Alors que ces projets auraient pu porter une identité marseillaise nouvelle, ils peinent à exister de manière plus institutionnels. Certains ne mâchent pas leurs mots : “nous avons une classe politique et des acteurs institutionnels un tantinet obtus et incompétents”. Ils dénoncent aussi vision populiste de la fête et de la musique électronique qui s’était soldée par le “scandale David Guetta”, en 2013. Dans ces conditions, pas évident pour les promoteurs du cru de légitimer sur leurs terres des têtes d’affiches plus qualitatives pour des lieux à la capacité volontairement restreinte.

Certaines opportunités semblent aussi bloquées par la rigueur institutionnelle. “La mairie interdit les soirées au bord de la plage, sur les toits, dans les parcs et tous lieux atypiques” explique Jonathan. “Est-on vraiment obligé d’avoir une chemise et des chaussures fermées pour écouter de la bonne musique en face de la mer ?”.

Une réputation plombante et une population en transition

Marseille paie aussi des clichés tenaces.

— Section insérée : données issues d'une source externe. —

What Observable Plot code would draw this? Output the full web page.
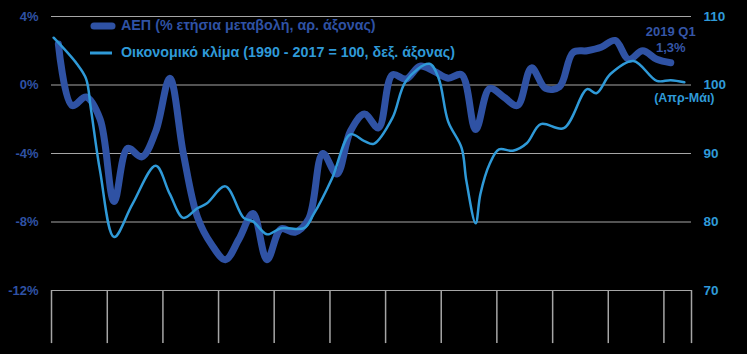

De quoi parfois, faire hésiter les bookers de certains artistes : “La réputation de la région, que ce soit son côté gangster ou cagole, nous jouent aussi des tours. Il y a eu quelques histoires rocambolesques, mais c’est du passé”. Depuis 3 ans, la ville semble avoir radicalement changée. Olivier juge “le public plus nombreux, plus jeune, plus mixte. Les patrons de lieux, maintenant, sont des mecs comme nous, sinon des potes. Pas forcément des vieux moustachus du Milieu qui sont là pour palper”.

La cité phocéenne est aujourd’hui en pleine mutation. “On garde encore ce côté moitié hipster moitié cagole, kéké, malheureusement. Ça explique des goûts hyper formatés, tout le monde s’habille pareil et écoute la tendance du moment” avance Olivier. Pour autant, on ne peut s’empêcher de penser que la ville est à deux doigts de se faire une place clé sur la carte du clubbing européen. La prise d’influence des nouvelles générations d’acteurs locaux devraient faire sauter les derniers verrous et, enfin, craquer l’allumette d’une nuit qui a tout pour s’embraser.